The proof of the Squeeze theorem is particularly easy. Since both the sequences $a_{n}, c_{n}$ tend to $L$ as $n \to \infty$ it is possible to find a positive integer $m > N$ corresponding to any given $\epsilon > 0$ such that $$L – \epsilon < a_{n} < L + \epsilon,\, L – \epsilon < c_{n} < L + \epsilon$$ for all $n \geq m$. Since the value $m$ is chosen to be greater than $N$, the inequalities between $a_{n}, b_{n}, c_{n}$ hold for $n \geq m$ and hence we have $$L – \epsilon < a_{n} \leq b_{n} \leq c_{n} < L + \epsilon$$ for all $n \geq m$. And this means that $$L – \epsilon < b_{n} < L + \epsilon$$ for all $n \geq m$ (you can clearly see that this conclusion remains same even if we had strict inequalities between the given sequences). Therefore $b_{n} \to L$ as $n \to \infty$.

Your problem (or confusion) is also related to the application of limit operation on inequalities.

If we have sequences $a_{n}, b_{n}$ with $a_{n} < b_{n}$ and both the sequences converge to $a, b$ respectively then from this information we can only conclude that $a \leq b$.

Since $a \leq b$ includes both the cases $a = b$ and $a < b$, both the options are possible in actual examples. For example take $a_{n} = 1 – (1/n), b_{n} = 1 + (1/n)$ then we have $a_{n} < b_{n}$ and both sequences tends to $1$. On the other hand if $a_{n} = 1/n$ and $b_{n} = 1 + (1/n)$ then we have the case $a = 0, b = 1$ so that $a < b$. Normally we need more information to find whether $a < b$ or $a = b$.

Here’s what the author is using:
Suppose $\{x_n\}$ and $\{y_n\}$ are sequences that converge to $x$ and $y$ respectively and for all $n$, $x_n \leq y_n$. Then $x \leq y$.

The way we get around the example in your question is to avoid the strict inequality. Things do go awry when use $<$. However, with $\leq$, things do not.

A proof of the statement, for any non-believers: it suffices to show that this is true when $x_n = 0$ for all $n$. (Just subtract the $x_n$ over if this is not the case). Suppose that $y < 0$. Then there is some sufficiently large $N$ so that if $n > N$, $|y_n -y| < -y/2$. Let $n>N$. But this would imply that $y/2< y_n – y < -y/2$. Furthermore, it would imply that
$$y_n < y – \frac{y}{2} = \frac{y}{2} < 0.$$
But we assumed that $0 \leq y_n$ for all $n$, so our assumption that $y < 0$ must be false, and in fact $0 \leq y$.

Basically what happens is that for every $n$, $f(x_n)>c-1/n$. Maybe you’re not understanding what taking a limit means.
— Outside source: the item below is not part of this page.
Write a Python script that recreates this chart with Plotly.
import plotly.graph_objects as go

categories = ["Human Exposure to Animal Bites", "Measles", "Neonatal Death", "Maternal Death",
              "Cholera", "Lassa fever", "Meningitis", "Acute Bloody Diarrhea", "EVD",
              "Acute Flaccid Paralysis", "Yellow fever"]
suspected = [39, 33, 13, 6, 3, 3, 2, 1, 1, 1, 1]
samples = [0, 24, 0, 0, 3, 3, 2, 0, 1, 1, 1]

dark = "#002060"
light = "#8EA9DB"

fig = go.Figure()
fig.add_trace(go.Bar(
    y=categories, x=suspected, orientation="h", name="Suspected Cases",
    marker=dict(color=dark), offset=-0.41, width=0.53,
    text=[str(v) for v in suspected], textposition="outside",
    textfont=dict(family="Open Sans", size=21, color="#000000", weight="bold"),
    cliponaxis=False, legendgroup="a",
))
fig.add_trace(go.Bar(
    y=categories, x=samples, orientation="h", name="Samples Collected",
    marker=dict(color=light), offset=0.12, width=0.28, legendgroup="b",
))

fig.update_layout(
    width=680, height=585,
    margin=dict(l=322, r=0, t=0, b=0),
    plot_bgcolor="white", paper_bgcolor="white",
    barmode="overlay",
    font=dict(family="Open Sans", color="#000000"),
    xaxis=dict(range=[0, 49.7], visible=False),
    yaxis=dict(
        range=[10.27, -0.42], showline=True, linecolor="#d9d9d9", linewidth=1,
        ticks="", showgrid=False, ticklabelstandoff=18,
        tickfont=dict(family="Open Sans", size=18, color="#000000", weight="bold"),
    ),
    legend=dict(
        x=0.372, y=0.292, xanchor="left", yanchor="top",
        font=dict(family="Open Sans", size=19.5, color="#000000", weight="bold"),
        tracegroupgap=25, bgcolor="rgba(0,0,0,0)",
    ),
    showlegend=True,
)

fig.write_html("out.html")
Taking the limit when $n$ approaches infinity means that:

For every $\epsilon>0$ there is an $N>0$ such that, for every $n>N$, $\left | f(x_n)-c \right |<\epsilon$.
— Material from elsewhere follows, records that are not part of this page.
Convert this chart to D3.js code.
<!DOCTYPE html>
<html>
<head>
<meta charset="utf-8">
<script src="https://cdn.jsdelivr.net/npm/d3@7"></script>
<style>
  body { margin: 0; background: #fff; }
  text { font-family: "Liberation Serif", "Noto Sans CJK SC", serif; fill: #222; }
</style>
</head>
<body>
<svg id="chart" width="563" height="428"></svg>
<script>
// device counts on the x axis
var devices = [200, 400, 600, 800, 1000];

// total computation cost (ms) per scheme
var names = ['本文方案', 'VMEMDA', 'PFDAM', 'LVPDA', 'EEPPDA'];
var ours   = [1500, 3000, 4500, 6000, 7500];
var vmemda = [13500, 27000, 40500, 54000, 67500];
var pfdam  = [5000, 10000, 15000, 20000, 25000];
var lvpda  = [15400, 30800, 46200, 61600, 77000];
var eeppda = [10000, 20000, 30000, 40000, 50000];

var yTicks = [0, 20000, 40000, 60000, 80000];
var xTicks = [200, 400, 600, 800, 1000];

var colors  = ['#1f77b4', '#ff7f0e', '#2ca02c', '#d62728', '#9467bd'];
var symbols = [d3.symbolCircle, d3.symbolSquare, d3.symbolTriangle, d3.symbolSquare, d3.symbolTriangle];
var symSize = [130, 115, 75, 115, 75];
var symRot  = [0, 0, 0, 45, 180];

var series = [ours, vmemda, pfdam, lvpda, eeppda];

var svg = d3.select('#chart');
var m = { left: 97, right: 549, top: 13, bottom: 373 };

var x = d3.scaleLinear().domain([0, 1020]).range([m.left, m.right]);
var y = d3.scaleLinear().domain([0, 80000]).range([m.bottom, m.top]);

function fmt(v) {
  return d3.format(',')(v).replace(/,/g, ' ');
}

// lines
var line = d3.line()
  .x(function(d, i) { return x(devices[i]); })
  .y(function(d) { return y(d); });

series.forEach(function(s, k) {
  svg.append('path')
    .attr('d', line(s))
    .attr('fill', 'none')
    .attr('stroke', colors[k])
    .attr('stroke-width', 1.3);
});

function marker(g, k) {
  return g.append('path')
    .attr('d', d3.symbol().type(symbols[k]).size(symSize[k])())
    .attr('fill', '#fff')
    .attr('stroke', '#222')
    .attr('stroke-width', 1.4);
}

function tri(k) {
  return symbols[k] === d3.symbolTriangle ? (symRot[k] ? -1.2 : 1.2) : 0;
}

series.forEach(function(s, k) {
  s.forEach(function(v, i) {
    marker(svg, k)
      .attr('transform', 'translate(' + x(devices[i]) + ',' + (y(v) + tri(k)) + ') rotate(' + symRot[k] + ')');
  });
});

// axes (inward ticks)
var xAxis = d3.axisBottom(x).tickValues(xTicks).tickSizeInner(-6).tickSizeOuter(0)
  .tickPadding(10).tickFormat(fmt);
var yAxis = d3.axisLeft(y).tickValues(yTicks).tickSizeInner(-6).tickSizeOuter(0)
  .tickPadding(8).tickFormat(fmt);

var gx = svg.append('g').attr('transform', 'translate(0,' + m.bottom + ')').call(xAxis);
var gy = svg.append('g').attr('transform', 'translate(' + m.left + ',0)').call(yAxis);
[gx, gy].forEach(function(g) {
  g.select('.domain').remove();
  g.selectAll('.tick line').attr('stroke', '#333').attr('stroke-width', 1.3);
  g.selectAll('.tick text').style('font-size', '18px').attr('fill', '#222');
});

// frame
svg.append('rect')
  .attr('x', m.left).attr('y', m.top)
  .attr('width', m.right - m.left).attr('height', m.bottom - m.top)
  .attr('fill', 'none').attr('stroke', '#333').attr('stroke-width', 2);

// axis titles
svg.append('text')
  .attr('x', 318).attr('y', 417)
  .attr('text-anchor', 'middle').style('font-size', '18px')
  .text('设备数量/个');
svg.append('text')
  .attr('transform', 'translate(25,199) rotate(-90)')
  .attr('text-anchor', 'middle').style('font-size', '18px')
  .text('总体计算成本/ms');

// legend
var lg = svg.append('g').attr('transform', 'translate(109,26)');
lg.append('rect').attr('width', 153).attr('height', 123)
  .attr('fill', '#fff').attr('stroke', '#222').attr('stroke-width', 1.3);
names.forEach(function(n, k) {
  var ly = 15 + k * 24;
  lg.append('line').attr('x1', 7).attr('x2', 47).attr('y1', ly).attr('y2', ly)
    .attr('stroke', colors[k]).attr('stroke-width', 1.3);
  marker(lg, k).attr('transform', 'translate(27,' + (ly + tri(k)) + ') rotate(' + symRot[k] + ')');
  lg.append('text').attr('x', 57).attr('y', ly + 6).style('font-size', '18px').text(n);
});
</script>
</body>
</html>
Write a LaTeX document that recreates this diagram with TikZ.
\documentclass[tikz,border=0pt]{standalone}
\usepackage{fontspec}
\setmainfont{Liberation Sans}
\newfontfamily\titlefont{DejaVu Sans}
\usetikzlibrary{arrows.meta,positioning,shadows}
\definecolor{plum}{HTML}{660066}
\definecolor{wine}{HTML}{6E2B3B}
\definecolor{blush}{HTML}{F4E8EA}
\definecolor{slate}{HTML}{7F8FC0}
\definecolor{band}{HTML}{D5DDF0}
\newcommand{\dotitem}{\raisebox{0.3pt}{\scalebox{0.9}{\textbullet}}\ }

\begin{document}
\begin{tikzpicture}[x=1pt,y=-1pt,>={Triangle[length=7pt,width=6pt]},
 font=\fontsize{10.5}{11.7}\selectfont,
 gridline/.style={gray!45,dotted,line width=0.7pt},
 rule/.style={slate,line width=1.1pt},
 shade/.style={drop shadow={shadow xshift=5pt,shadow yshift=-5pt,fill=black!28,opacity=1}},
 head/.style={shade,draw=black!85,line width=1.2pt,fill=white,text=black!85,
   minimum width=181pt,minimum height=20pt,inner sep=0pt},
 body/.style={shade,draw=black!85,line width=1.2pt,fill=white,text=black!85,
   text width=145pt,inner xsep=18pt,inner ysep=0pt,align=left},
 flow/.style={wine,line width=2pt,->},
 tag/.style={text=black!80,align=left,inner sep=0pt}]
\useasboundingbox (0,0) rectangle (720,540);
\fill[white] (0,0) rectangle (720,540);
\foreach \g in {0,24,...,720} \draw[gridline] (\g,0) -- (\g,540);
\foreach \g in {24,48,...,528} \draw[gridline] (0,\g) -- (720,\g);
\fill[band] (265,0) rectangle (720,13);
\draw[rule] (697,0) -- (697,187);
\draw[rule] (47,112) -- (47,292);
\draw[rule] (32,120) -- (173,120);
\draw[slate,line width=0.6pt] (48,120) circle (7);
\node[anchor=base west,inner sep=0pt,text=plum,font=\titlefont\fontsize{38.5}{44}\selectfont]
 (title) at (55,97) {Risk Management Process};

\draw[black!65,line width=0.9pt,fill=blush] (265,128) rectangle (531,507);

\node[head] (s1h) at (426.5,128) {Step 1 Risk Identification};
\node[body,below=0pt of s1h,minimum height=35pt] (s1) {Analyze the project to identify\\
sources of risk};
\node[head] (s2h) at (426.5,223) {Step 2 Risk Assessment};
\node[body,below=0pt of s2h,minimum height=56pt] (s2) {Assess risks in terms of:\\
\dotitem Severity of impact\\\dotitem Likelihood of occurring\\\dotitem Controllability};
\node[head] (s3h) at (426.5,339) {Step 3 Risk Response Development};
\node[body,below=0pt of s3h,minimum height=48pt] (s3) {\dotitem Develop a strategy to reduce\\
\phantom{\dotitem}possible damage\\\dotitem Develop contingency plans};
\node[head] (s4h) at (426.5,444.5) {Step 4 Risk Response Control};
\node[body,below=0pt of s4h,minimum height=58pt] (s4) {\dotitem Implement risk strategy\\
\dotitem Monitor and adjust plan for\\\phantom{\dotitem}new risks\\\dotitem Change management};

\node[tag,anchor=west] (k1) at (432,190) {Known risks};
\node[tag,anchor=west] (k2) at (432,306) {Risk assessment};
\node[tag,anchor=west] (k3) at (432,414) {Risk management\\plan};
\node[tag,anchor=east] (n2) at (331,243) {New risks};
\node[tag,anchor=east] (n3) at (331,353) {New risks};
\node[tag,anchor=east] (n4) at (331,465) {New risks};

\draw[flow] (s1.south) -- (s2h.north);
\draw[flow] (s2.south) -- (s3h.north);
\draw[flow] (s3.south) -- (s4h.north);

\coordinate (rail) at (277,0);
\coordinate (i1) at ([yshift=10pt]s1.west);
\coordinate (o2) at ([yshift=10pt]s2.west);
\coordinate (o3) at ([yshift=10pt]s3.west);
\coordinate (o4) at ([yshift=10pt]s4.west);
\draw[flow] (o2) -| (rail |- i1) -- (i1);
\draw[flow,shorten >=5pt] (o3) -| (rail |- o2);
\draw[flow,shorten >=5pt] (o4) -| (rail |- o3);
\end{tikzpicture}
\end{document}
Now, take any $\epsilon$ you want. Because $c-1/n<f(x_n)\leq c$, we can choose $N=1/\epsilon$, so that $\left |f(x_n)-c \right | < (c-\epsilon)-c= \epsilon$. We’ve proved, then, that $\lim_{x\rightarrow \infty }f(x_n)=c$

Now, you cannot take limits at both sides of a strict inequality like you tried to do. That would result in weird results like the one you mentioned.

This is an application of a basic theorem called squeeze theorem:
$\def\nn{\mathbb{N}}$

Given any sequences $(a_n)_{n\in\nn}$ and $(b_n)_{n\in\nn}$ and $(c_n)_{n\in\nn}$ such that $a_n \le b_n \le c_n$ for any $n\in\nn$:

If $\lim_{n\to\infty} a_n = \lim_{n\to\infty} c_n = x$ for some $x$:

$\lim_{n\to\infty} b_n = x$.

Incidentally, the usual proof of the squeeze theorem (which others have already given) essentially proves a more general theorem:

Given any sequences $(a_n)_{n\in\nn}$ and $(b_n)_{n\in\nn}$ such that $a_n \le b_n$ for any $n\in\nn$:

$\limsup_{n\to\infty} a_n \le \liminf_{n\to\infty} b_n$.
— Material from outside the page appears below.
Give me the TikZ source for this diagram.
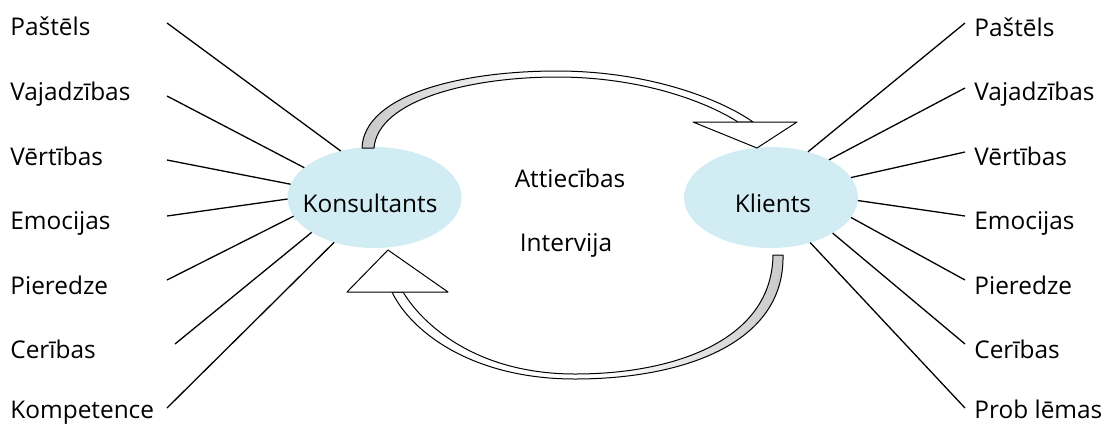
\documentclass[tikz,border=0pt]{standalone}
\usepackage{fontspec}
\setmainfont{Open Sans}
\usetikzlibrary{shapes.geometric}
\definecolor{ellblue}{RGB}{210,236,244}
\definecolor{bandgray}{RGB}{200,200,200}
\begin{document}
\begin{tikzpicture}[x=0.5pt,y=-0.5pt,
  lbl/.style={anchor=base west,inner sep=0pt,font=\fontsize{12.2}{14}\selectfont},
  ctr/.style={anchor=base,inner sep=0pt,font=\fontsize{12.2}{14}\selectfont},
  bubble/.style={ellipse,fill=ellblue,minimum width=87pt,minimum height=50.5pt,inner sep=0pt,outer sep=0pt},
  conn/.style={line width=0.65pt},
  bandline/.style={line width=0.5pt,line join=round}]
\useasboundingbox (0,0) rectangle (1104,425);

% ellipses
\node[bubble] (kons) at (374.5,197.5) {};
\node[bubble] (klie) at (771,197.5) {};
\node[ctr] (konsT) at (370,212) {Konsultants};
\node[ctr] (klieT) at (773,212) {Klients};
\node[ctr] (att) at (570,187) {Attiecības};
\node[ctr] (int) at (566,251) {Intervija};

% left labels
\node[lbl] (L1) at (10,35) {Paštēls};
\node[lbl] (L2) at (10,100) {Vajadzības};
\node[lbl] (L3) at (10,165) {Vērtības};
\node[lbl] (L4) at (10,229) {Emocijas};
\node[lbl] (L5) at (10,294) {Pieredze};
\node[lbl] (L6) at (10,358) {Cerības};
\node[lbl] (L7) at (10,418) {Kompetence};
\coordinate (a1) at (167,23);
\coordinate (a2) at (167,96);
\coordinate (a3) at (167,160);
\coordinate (a4) at (167,216);
\coordinate (a5) at (167,280);
\coordinate (a6) at (175,344);
\coordinate (a7) at (167,408);
\draw[conn] (a1) -- (kons.126.4);
\draw[conn] (a2) -- (kons.157);
\draw[conn] (a3) -- (kons.171);
\draw[conn] (a4) -- (kons.181.7);
\draw[conn] (a5) -- (kons.193.3);
\draw[conn] (a6) -- (kons.209.3);
\draw[conn] (a7) -- (kons.228.6);

% right labels
\node[lbl] (R1) at (974,36) {Paštēls};
\node[lbl] (R2) at (974,100) {Vajadzības};
\node[lbl] (R3) at (974,165) {Vērtības};
\node[lbl] (R4) at (974,229) {Emocijas};
\node[lbl] (R5) at (974,294) {Pieredze};
\node[lbl] (R6) at (974,358) {Cerības};
\node[lbl] (R7) at (974,418) {Prob lēmas};
\coordinate (b1) at (965,23);
\coordinate (b2) at (965,88);
\coordinate (b3) at (965,152);
\coordinate (b4) at (965,216);
\coordinate (b5) at (965,280);
\coordinate (b6) at (965,344);
\coordinate (b7) at (965,408);
\draw[conn] (klie.51) -- (b1);
\draw[conn] (klie.33.1) -- (b2);
\draw[conn] (klie.14.9) -- (b3);
\draw[conn] (klie.358.3) -- (b4);
\draw[conn] (klie.346.5) -- (b5);
\draw[conn] (klie.330) -- (b6);
\draw[conn] (klie.311.7) -- (b7);

% top arrow band
\def\topband{(362,148) .. controls (364,95) and (460,71) .. (557,71)
  .. controls (650,71) and (722,100) .. (753,122)
  -- (738,122) .. controls (705,101) and (640,77) .. (557,77)
  .. controls (470,77) and (378,100) .. (374,148) -- cycle}
\fill[white] \topband;
\begin{scope}
  \clip \topband;
  \shade[left color=bandgray,right color=white] (360,60) rectangle (540,150);
\end{scope}
\draw[bandline] \topband;
\draw[bandline,fill=white] (693,122) -- (797,122) -- (757,148) -- cycle;

% bottom arrow band
\def\botband{(783,255) .. controls (785,345) and (680,379) .. (575,379)
  .. controls (470,379) and (410,330) .. (392,292)
  -- (403,292) .. controls (425,328) and (480,374) .. (575,374)
  .. controls (675,374) and (772,340) .. (773,255) -- cycle}
\fill[white] \botband;
\begin{scope}
  \clip \botband;
  \shade[left color=white,right color=bandgray] (600,250) rectangle (790,385);
\end{scope}
\draw[bandline] \botband;
\draw[bandline,fill=white] (347,292) -- (448,292) -- (388,250) -- cycle;
\end{tikzpicture}
\end{document}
This theorem is very useful because it implies the following powerful technique in proving limits:

Given any sequences $(a_n)_{n\in\nn}$ and sequences $(b_{m,n})_{m,n\in\nn}$:

If for any $m \in \nn$ we have $| a_n – b_{m,n} | \le \frac{1}{m}$ for any $n\in\nn$:

$\lim_{n\to\infty} a_n = \lim_{n\to\infty} b_{n,n}$.